Our midmorning adventure began after collecting some firewood for the living room hearth and the dining room’s cast-iron stove. Both were the old house’s key sources of winter heat, along with a couple of space heaters Dad had found at salvage stores or Fred’s.

Our morning hunger curbed by Mom’s fried eggs, bacon, toast and jelly — if there was enough flour we’d sometimes have biscuits — Jim and I finally set about our journey. Blue skies greeted our departure, but by afternoon the clouds rolled in.

Dad had said something about “... more snow,” so we knew to keep an eye on the sky. Not that a little snow ever hurt anybody, but the folks wanted to make sure we stayed warm.

Our adventure was always the fabric of a country boy’s dream. It was just us, the woods, a little snow on the ground with more on the way, and it was a January cold that warmed the imagination. We just did what little boys do. We made fresh tracks in undisturbed snow. We climbed an oak. We crossed a creek. We got hung in a sagging, barbed wire fence. We fired a few rounds at small game ... but the game won. We slipped on banks and slid off stumps. We pulled an old empty, blue bottle of Milk of Magnesia from the frozen ground and used it for target practice atop a tired old fence post. We shot down mistletoe from a big ole tree for Mom and we laughed about jug fishing with Dad.

As the low clouds spread like spilled paint and the heavens grew dark, we headed home. Neither of us wore watches, but we figured it was midafternoon. Mom’s hand-sewed knapsacks for rabbits and squirrels were empty, but our pride in the hunt was full.

The thrill of returning home grew as snowflakes began their fall. We caught a few on our tongues. We wrestled in the stir of the chilling breeze. We rejoiced at the thought of a snow-covered Monday.
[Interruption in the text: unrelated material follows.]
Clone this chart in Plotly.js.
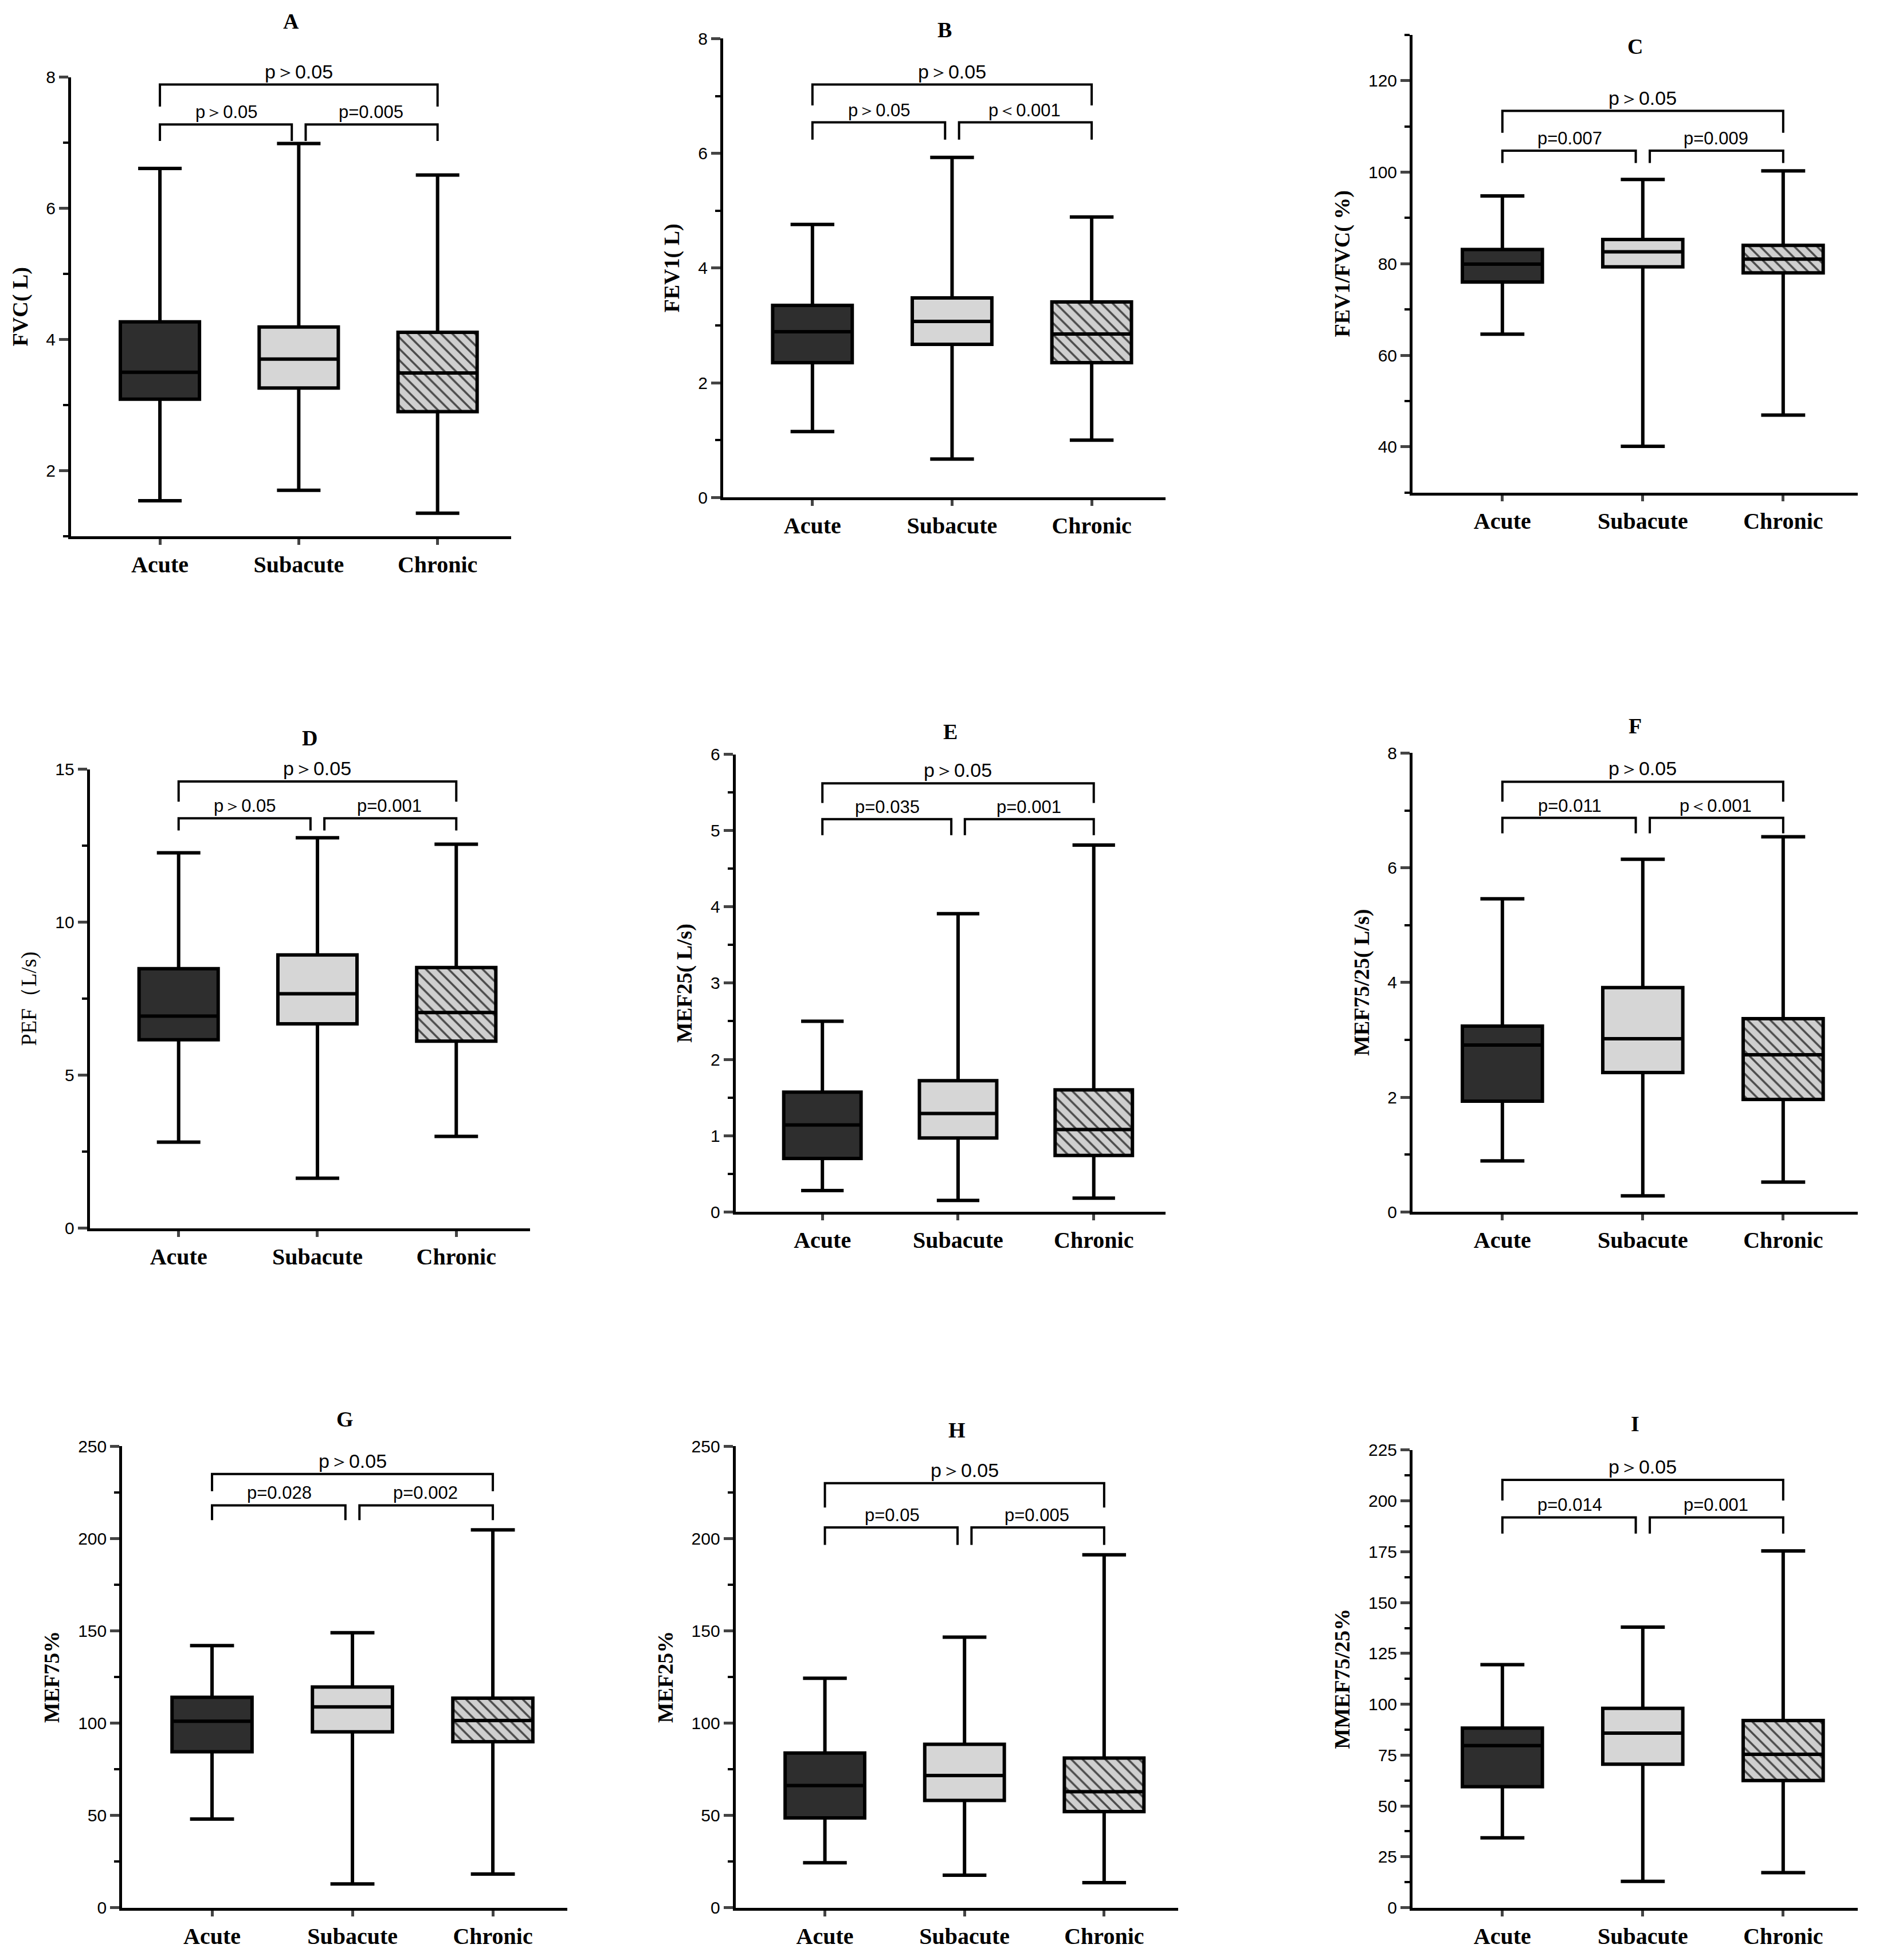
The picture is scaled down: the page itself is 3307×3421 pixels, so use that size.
<!DOCTYPE html>
<html>
<head>
<meta charset="utf-8">
<script src="https://cdn.plot.ly/plotly-3.0.1.min.js"></script>
<style>body{margin:0;background:#fff}</style>
</head>
<body>
<div id="chart" style="width:3307px;height:3421px"></div>
<script>
// groups
var groups = ['Acute', 'Subacute', 'Chronic'];
// each row: [min, q1, median, q3, max]
var fvc      = [[1.54, 3.09, 3.50, 4.27, 6.61], [1.70, 3.26, 3.70, 4.19, 6.99], [1.35, 2.90, 3.49, 4.11, 6.51]];
var fev1     = [[1.15, 2.35, 2.89, 3.35, 4.76], [0.67, 2.67, 3.07, 3.48, 5.93], [1.00, 2.35, 2.85, 3.41, 4.89]];
var ratio    = [[64.6, 76.0, 79.9, 83.1, 94.8], [40.1, 79.3, 82.6, 85.3, 98.4], [46.9, 78.0, 81.0, 84.0, 100.3]];
var pef      = [[2.81, 6.16, 6.93, 8.48, 12.27], [1.63, 6.68, 7.66, 8.93, 12.76], [3.00, 6.11, 7.05, 8.52, 12.55]];
var mef25    = [[0.28, 0.70, 1.14, 1.57, 2.50], [0.15, 0.97, 1.29, 1.72, 3.91], [0.18, 0.74, 1.08, 1.60, 4.81]];
var mef7525  = [[0.89, 1.93, 2.91, 3.24, 5.46], [0.28, 2.43, 3.02, 3.91, 6.15], [0.52, 1.96, 2.74, 3.37, 6.54]];
var mef75p   = [[48, 84.5, 101, 114, 142], [12.8, 95.3, 108.8, 119.6, 149], [18.2, 89.9, 101.4, 113.5, 204.7]];
var mef25p   = [[24.3, 48.6, 66.2, 83.8, 124.3], [17.6, 58.1, 71.6, 88.5, 146.6], [13.5, 52.0, 62.8, 81.1, 191.2]];
var mmef     = [[34.3, 59.5, 79.7, 88.3, 119.5], [12.9, 70.5, 85.8, 98.0, 137.9], [17.2, 62.5, 75.4, 92.0, 175.4]];
// p labels: [top (Acute-Chronic), left (Acute-Subacute), right (Subacute-Chronic)]
var pA = ['p＞0.05', 'p＞0.05', 'p=0.005'];
var pB = ['p＞0.05', 'p＞0.05', 'p＜0.001'];
var pC = ['p＞0.05', 'p=0.007', 'p=0.009'];
var pD = ['p＞0.05', 'p＞0.05', 'p=0.001'];
var pE = ['p＞0.05', 'p=0.035', 'p=0.001'];
var pF = ['p＞0.05', 'p=0.011', 'p＜0.001'];
var pG = ['p＞0.05', 'p=0.028', 'p=0.002'];
var pH = ['p＞0.05', 'p=0.05', 'p=0.005'];
var pI = ['p＞0.05', 'p=0.014', 'p=0.001'];
// bracket heights: [top bar, lower bar, lower bar ends]
var bA = [7.89, 7.28, 7.03], bB = [7.2, 6.54, 6.24], bC = [113.4, 104.7, 102];
var bD = [14.6, 13.4, 13.0], bE = [5.62, 5.15, 4.94], bF = [7.5, 6.87, 6.6];
var bG = [235, 218, 210], bH = [230, 206, 196.6], bI = [210.3, 191.9, 183.9];

var W = 1520, H = 1572; // reference layout units
var panels = [
  {t:'A', d:fvc,     p:pA, b:bA, yt:'FVC( L)',       r:[1,8],     dt:2,  box:[57,410,62,430],  ty:17},
  {t:'B', d:fev1,    p:pB, b:bB, yt:'FEV1( L)',      r:[0,8],     dt:2,  box:[580,935,31,399], ty:24},
  {t:'C', d:ratio,   p:pC, b:bC, yt:'FEV1/FVC( %)',  r:[30,130],  dt:20, box:[1133,1490,28,395], ty:37},
  {t:'D', d:pef,     p:pD, b:bD, yt:'PEF（L/s)',     r:[0,15],    dt:5,  box:[72,425,617,985], ty:592, nb:true},
  {t:'E', d:mef25,   p:pE, b:bE, yt:'MEF25( L/s)',   r:[0,6],     dt:1,  box:[590,935,605,972], ty:587},
  {t:'F', d:mef7525, p:pF, b:bF, yt:'MEF75/25( L/s)',r:[0,8],     dt:2,  box:[1133,1490,604,972], ty:582},
  {t:'G', d:mef75p,  p:pG, b:bG, yt:'MEF75%',        r:[0,250],   dt:50, box:[98,455,1160,1530], ty:1138},
  {t:'H', d:mef25p,  p:pH, b:bH, yt:'MEF25%',        r:[0,250],   dt:50, box:[590,945,1160,1530], ty:1147},
  {t:'I', d:mmef,    p:pI, b:bI, yt:'MMEF75/25%',    r:[0,225],   dt:25, box:[1133,1490,1163,1530], ty:1142}
];

var fills = ['#2e2e2e', '#d6d6d6', 'rgba(0,0,0,0)'];
var traces = [], annotations = [], layout = {
  width: 3307, height: 3421, margin: {l:0, r:0, t:0, b:0},
  paper_bgcolor: '#fff', plot_bgcolor: '#fff', showlegend: false,
  boxmode: 'overlay', barmode: 'overlay', annotations: annotations
};

panels.forEach(function (P, i) {
  var n = i + 1, xa = 'x' + (n > 1 ? n : ''), ya = 'y' + (n > 1 ? n : '');
  var xk = 'xaxis' + (n > 1 ? n : ''), yk = 'yaxis' + (n > 1 ? n : '');
  var bx = P.box;
  layout[xk] = {
    domain: [bx[0] / W, bx[1] / W], anchor: ya, range: [-0.64, 2.53],
    tickvals: [0, 1, 2], ticktext: groups, showline: true, linewidth: 5, linecolor: '#000',
    ticks: 'outside', ticklen: 10, tickwidth: 5, showgrid: false, zeroline: false,
    tickfont: {family: 'Liberation Serif', size: 40, color: '#000', weight: 'bold'}
  };
  layout[yk] = {
    domain: [1 - bx[3] / H, 1 - bx[2] / H], anchor: xa, range: P.r, dtick: P.dt,
    showline: true, linewidth: 5, linecolor: '#000', ticks: 'outside', ticklen: 16, tickwidth: 5,
    minor: {ticks: 'outside', ticklen: 9, tickwidth: 4, dtick: P.dt / 2, tickcolor: '#000'},
    showgrid: false, zeroline: false,
    tickfont: {family: 'Liberation Sans', size: 30, color: '#000'},
    title: {text: P.yt, standoff: 22,
      font: {family: 'Liberation Serif', size: 38, color: '#000', weight: P.nb ? 'normal' : 'bold'}}
  };
  // patterned fill for Chronic
  var c = P.d[2];
  traces.push({type: 'bar', x: [2], y: [c[3] - c[1]], base: [c[1]], width: 0.57,
    xaxis: xa, yaxis: ya, hoverinfo: 'skip',
    marker: {color: '#cfcfcf', line: {width: 0},
      pattern: {shape: '\\', fgcolor: '#4a4a4a', bgcolor: '#cfcfcf', size: 14, solidity: 0.25}}});
  P.d.forEach(function (v, g) {
    traces.push({type: 'box', x: [g], lowerfence: [v[0]], q1: [v[1]], median: [v[2]],
      q3: [v[3]], upperfence: [v[4]], width: 0.57, whiskerwidth: 0.55,
      fillcolor: fills[g], line: {color: '#000', width: 6}, xaxis: xa, yaxis: ya,
      boxpoints: false, name: groups[g]});
  });
  // brackets
  var b = P.b;
  var br = [
    {x: [0, 0, 2, 2], y: [b[1] + (b[0] - b[1]) * 0.45, b[0], b[0], b[1] + (b[0] - b[1]) * 0.45]},
    {x: [0, 0, 0.95, 0.95], y: [b[2], b[1], b[1], b[2]]},
    {x: [1.05, 1.05, 2, 2], y: [b[2], b[1], b[1], b[2]]}
  ];
  br.forEach(function (s, k) {
    traces.push({type: 'scatter', mode: 'lines', x: s.x, y: s.y, xaxis: xa, yaxis: ya,
      cliponaxis: false, hoverinfo: 'skip', line: {color: '#000', width: 4}});
    annotations.push({xref: xa, yref: ya, x: k === 0 ? 1 : (k === 1 ? 0.48 : 1.52), y: k === 0 ? b[0] : b[1],
      yanchor: 'bottom', yshift: 2, showarrow: false, text: P.p[k],
      font: {family: 'Liberation Sans', size: k === 0 ? 34 : 31, color: '#000'}});
  });
  annotations.push({xref: 'paper', yref: 'paper', x: (bx[0] + bx[1]) / 2 / W + 0.02 * 0, y: 1 - P.ty / H,
    xanchor: 'center', yanchor: 'middle', showarrow: false, text: '<b>' + P.t + '</b>',
    font: {family: 'Liberation Serif', size: 38, color: '#000'}});
});

Plotly.newPlot('chart', traces, layout, {staticPlot: true});
</script>
</body>
</html>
Crossing the narrow dirt road to the wooden-frame house of simple design — the only house we had ever known — we smiled at the white smoke curling from the red-brick chimney. The living room would be warm, though the patterned and faded linoleum would be cold. And supper would be soon in coming.

Our adventure had come to its end. Yet another always laid in wait.

———

My run now complete, I stood at the Huff’n Puff gate and watched as a setting sun painted the western sky a shade of orange and red and yellow that I had never seen before.

Fifty years earlier, that pair of little boys would have stood in wonder, too.

And never could they, nor I, have imagined that time nor space nor polar vortex could create such a marvelous day in life ... then, or now.